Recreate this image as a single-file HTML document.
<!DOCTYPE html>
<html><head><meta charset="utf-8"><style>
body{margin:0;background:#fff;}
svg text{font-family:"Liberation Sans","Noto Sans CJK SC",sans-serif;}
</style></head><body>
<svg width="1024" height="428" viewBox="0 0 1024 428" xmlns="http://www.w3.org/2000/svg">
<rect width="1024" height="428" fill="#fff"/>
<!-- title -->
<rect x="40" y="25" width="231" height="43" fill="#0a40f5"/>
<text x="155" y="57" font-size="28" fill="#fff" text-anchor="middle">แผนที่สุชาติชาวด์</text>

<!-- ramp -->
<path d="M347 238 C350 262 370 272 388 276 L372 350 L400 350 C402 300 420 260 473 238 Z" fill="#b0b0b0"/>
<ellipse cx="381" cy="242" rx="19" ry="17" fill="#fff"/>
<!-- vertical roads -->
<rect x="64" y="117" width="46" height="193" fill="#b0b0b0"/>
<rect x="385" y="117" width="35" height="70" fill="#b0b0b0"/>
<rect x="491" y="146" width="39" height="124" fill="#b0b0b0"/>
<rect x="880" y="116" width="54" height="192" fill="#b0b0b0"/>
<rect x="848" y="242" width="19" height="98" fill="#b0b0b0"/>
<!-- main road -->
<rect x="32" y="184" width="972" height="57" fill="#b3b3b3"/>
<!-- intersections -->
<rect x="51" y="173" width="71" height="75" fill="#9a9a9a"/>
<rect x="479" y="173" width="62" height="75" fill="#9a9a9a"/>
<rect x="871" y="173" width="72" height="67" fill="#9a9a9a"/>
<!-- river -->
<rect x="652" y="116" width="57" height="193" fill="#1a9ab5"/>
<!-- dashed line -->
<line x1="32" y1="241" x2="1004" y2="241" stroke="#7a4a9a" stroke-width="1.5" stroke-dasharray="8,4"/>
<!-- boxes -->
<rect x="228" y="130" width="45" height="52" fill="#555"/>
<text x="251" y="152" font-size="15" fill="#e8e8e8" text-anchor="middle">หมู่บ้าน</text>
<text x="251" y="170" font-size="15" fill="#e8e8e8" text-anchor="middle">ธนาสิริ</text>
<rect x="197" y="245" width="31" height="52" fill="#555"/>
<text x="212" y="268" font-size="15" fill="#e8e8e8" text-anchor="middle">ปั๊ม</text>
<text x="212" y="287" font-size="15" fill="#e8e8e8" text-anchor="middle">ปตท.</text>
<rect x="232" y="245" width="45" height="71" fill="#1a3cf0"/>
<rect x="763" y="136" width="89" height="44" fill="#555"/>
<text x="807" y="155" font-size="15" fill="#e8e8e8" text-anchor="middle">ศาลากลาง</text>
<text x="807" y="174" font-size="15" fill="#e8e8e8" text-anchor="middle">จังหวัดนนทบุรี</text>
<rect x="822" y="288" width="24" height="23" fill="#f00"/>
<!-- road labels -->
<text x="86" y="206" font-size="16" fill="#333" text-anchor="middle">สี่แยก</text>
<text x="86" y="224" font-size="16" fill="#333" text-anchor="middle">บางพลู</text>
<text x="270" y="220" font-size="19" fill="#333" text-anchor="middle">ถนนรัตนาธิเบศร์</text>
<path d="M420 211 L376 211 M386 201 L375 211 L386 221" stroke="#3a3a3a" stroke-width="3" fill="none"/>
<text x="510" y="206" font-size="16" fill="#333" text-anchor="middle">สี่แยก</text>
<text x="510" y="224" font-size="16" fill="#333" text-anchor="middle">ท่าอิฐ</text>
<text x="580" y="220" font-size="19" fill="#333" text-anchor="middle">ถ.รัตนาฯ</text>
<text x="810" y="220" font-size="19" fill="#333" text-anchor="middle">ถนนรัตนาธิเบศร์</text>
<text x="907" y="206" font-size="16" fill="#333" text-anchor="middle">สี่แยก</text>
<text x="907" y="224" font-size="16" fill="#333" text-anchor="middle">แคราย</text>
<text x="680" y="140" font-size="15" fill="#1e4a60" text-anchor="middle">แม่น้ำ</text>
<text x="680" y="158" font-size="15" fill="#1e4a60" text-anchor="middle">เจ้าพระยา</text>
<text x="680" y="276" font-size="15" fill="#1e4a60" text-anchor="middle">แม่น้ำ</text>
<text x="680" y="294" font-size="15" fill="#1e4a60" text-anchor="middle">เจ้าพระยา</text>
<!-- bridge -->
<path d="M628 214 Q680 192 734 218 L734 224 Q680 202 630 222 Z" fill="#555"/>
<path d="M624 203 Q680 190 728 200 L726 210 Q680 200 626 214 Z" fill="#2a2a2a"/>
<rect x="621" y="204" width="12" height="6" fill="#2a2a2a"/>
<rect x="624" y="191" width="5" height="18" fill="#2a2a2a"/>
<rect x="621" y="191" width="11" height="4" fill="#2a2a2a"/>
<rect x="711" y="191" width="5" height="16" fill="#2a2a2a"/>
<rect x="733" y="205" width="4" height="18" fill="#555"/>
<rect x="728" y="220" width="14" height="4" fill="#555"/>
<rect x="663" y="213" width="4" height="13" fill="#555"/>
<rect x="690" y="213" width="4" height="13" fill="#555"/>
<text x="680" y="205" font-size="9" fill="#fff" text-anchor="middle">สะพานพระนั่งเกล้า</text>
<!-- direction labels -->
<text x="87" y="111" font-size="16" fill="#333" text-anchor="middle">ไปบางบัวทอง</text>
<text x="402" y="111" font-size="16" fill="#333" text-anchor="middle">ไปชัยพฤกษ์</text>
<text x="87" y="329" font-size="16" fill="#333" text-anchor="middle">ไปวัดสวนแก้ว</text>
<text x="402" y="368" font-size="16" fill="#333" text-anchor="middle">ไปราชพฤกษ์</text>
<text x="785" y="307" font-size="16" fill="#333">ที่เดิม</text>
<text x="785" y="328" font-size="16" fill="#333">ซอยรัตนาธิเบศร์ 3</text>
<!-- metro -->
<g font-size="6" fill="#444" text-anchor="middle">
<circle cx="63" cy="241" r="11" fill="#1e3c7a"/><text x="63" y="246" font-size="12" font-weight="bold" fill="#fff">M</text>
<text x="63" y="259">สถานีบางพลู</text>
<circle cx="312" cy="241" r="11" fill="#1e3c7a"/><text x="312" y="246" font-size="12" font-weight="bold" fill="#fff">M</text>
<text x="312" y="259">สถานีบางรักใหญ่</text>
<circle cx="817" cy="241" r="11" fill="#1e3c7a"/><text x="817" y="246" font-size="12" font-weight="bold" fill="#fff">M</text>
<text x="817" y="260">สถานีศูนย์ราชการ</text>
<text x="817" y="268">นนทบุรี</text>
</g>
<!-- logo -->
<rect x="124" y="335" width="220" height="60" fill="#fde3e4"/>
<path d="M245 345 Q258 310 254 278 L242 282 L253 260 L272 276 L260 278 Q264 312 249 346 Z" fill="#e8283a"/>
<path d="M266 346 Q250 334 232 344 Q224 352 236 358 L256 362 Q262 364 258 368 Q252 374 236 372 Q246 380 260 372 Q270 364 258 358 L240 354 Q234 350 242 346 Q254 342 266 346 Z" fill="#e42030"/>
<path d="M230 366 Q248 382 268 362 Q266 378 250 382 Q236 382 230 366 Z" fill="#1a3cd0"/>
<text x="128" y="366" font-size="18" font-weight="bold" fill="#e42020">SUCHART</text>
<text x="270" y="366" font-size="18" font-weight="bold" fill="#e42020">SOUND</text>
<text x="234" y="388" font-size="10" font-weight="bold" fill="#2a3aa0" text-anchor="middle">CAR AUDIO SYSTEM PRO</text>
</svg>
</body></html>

==========

SHORT TASK: Every line of the data above should be copied exactly.

EXPECTED OUTPUT:
Recreate this image as a single-file HTML document.
<!DOCTYPE html>
<html><head><meta charset="utf-8"><style>
body{margin:0;background:#fff;}
svg text{font-family:"Liberation Sans","Noto Sans CJK SC",sans-serif;}
</style></head><body>
<svg width="1024" height="428" viewBox="0 0 1024 428" xmlns="http://www.w3.org/2000/svg">
<rect width="1024" height="428" fill="#fff"/>
<!-- title -->
<rect x="40" y="25" width="231" height="43" fill="#0a40f5"/>
<text x="155" y="57" font-size="28" fill="#fff" text-anchor="middle">แผนที่สุชาติชาวด์</text>

<!-- ramp -->
<path d="M347 238 C350 262 370 272 388 276 L372 350 L400 350 C402 300 420 260 473 238 Z" fill="#b0b0b0"/>
<ellipse cx="381" cy="242" rx="19" ry="17" fill="#fff"/>
<!-- vertical roads -->
<rect x="64" y="117" width="46" height="193" fill="#b0b0b0"/>
<rect x="385" y="117" width="35" height="70" fill="#b0b0b0"/>
<rect x="491" y="146" width="39" height="124" fill="#b0b0b0"/>
<rect x="880" y="116" width="54" height="192" fill="#b0b0b0"/>
<rect x="848" y="242" width="19" height="98" fill="#b0b0b0"/>
<!-- main road -->
<rect x="32" y="184" width="972" height="57" fill="#b3b3b3"/>
<!-- intersections -->
<rect x="51" y="173" width="71" height="75" fill="#9a9a9a"/>
<rect x="479" y="173" width="62" height="75" fill="#9a9a9a"/>
<rect x="871" y="173" width="72" height="67" fill="#9a9a9a"/>
<!-- river -->
<rect x="652" y="116" width="57" height="193" fill="#1a9ab5"/>
<!-- dashed line -->
<line x1="32" y1="241" x2="1004" y2="241" stroke="#7a4a9a" stroke-width="1.5" stroke-dasharray="8,4"/>
<!-- boxes -->
<rect x="228" y="130" width="45" height="52" fill="#555"/>
<text x="251" y="152" font-size="15" fill="#e8e8e8" text-anchor="middle">หมู่บ้าน</text>
<text x="251" y="170" font-size="15" fill="#e8e8e8" text-anchor="middle">ธนาสิริ</text>
<rect x="197" y="245" width="31" height="52" fill="#555"/>
<text x="212" y="268" font-size="15" fill="#e8e8e8" text-anchor="middle">ปั๊ม</text>
<text x="212" y="287" font-size="15" fill="#e8e8e8" text-anchor="middle">ปตท.</text>
<rect x="232" y="245" width="45" height="71" fill="#1a3cf0"/>
<rect x="763" y="136" width="89" height="44" fill="#555"/>
<text x="807" y="155" font-size="15" fill="#e8e8e8" text-anchor="middle">ศาลากลาง</text>
<text x="807" y="174" font-size="15" fill="#e8e8e8" text-anchor="middle">จังหวัดนนทบุรี</text>
<rect x="822" y="288" width="24" height="23" fill="#f00"/>
<!-- road labels -->
<text x="86" y="206" font-size="16" fill="#333" text-anchor="middle">สี่แยก</text>
<text x="86" y="224" font-size="16" fill="#333" text-anchor="middle">บางพลู</text>
<text x="270" y="220" font-size="19" fill="#333" text-anchor="middle">ถนนรัตนาธิเบศร์</text>
<path d="M420 211 L376 211 M386 201 L375 211 L386 221" stroke="#3a3a3a" stroke-width="3" fill="none"/>
<text x="510" y="206" font-size="16" fill="#333" text-anchor="middle">สี่แยก</text>
<text x="510" y="224" font-size="16" fill="#333" text-anchor="middle">ท่าอิฐ</text>
<text x="580" y="220" font-size="19" fill="#333" text-anchor="middle">ถ.รัตนาฯ</text>
<text x="810" y="220" font-size="19" fill="#333" text-anchor="middle">ถนนรัตนาธิเบศร์</text>
<text x="907" y="206" font-size="16" fill="#333" text-anchor="middle">สี่แยก</text>
<text x="907" y="224" font-size="16" fill="#333" text-anchor="middle">แคราย</text>
<text x="680" y="140" font-size="15" fill="#1e4a60" text-anchor="middle">แม่น้ำ</text>
<text x="680" y="158" font-size="15" fill="#1e4a60" text-anchor="middle">เจ้าพระยา</text>
<text x="680" y="276" font-size="15" fill="#1e4a60" text-anchor="middle">แม่น้ำ</text>
<text x="680" y="294" font-size="15" fill="#1e4a60" text-anchor="middle">เจ้าพระยา</text>
<!-- bridge -->
<path d="M628 214 Q680 192 734 218 L734 224 Q680 202 630 222 Z" fill="#555"/>
<path d="M624 203 Q680 190 728 200 L726 210 Q680 200 626 214 Z" fill="#2a2a2a"/>
<rect x="621" y="204" width="12" height="6" fill="#2a2a2a"/>
<rect x="624" y="191" width="5" height="18" fill="#2a2a2a"/>
<rect x="621" y="191" width="11" height="4" fill="#2a2a2a"/>
<rect x="711" y="191" width="5" height="16" fill="#2a2a2a"/>
<rect x="733" y="205" width="4" height="18" fill="#555"/>
<rect x="728" y="220" width="14" height="4" fill="#555"/>
<rect x="663" y="213" width="4" height="13" fill="#555"/>
<rect x="690" y="213" width="4" height="13" fill="#555"/>
<text x="680" y="205" font-size="9" fill="#fff" text-anchor="middle">สะพานพระนั่งเกล้า</text>
<!-- direction labels -->
<text x="87" y="111" font-size="16" fill="#333" text-anchor="middle">ไปบางบัวทอง</text>
<text x="402" y="111" font-size="16" fill="#333" text-anchor="middle">ไปชัยพฤกษ์</text>
<text x="87" y="329" font-size="16" fill="#333" text-anchor="middle">ไปวัดสวนแก้ว</text>
<text x="402" y="368" font-size="16" fill="#333" text-anchor="middle">ไปราชพฤกษ์</text>
<text x="785" y="307" font-size="16" fill="#333">ที่เดิม</text>
<text x="785" y="328" font-size="16" fill="#333">ซอยรัตนาธิเบศร์ 3</text>
<!-- metro -->
<g font-size="6" fill="#444" text-anchor="middle">
<circle cx="63" cy="241" r="11" fill="#1e3c7a"/><text x="63" y="246" font-size="12" font-weight="bold" fill="#fff">M</text>
<text x="63" y="259">สถานีบางพลู</text>
<circle cx="312" cy="241" r="11" fill="#1e3c7a"/><text x="312" y="246" font-size="12" font-weight="bold" fill="#fff">M</text>
<text x="312" y="259">สถานีบางรักใหญ่</text>
<circle cx="817" cy="241" r="11" fill="#1e3c7a"/><text x="817" y="246" font-size="12" font-weight="bold" fill="#fff">M</text>
<text x="817" y="260">สถานีศูนย์ราชการ</text>
<text x="817" y="268">นนทบุรี</text>
</g>
<!-- logo -->
<rect x="124" y="335" width="220" height="60" fill="#fde3e4"/>
<path d="M245 345 Q258 310 254 278 L242 282 L253 260 L272 276 L260 278 Q264 312 249 346 Z" fill="#e8283a"/>
<path d="M266 346 Q250 334 232 344 Q224 352 236 358 L256 362 Q262 364 258 368 Q252 374 236 372 Q246 380 260 372 Q270 364 258 358 L240 354 Q234 350 242 346 Q254 342 266 346 Z" fill="#e42030"/>
<path d="M230 366 Q248 382 268 362 Q266 378 250 382 Q236 382 230 366 Z" fill="#1a3cd0"/>
<text x="128" y="366" font-size="18" font-weight="bold" fill="#e42020">SUCHART</text>
<text x="270" y="366" font-size="18" font-weight="bold" fill="#e42020">SOUND</text>
<text x="234" y="388" font-size="10" font-weight="bold" fill="#2a3aa0" text-anchor="middle">CAR AUDIO SYSTEM PRO</text>
</svg>
</body></html>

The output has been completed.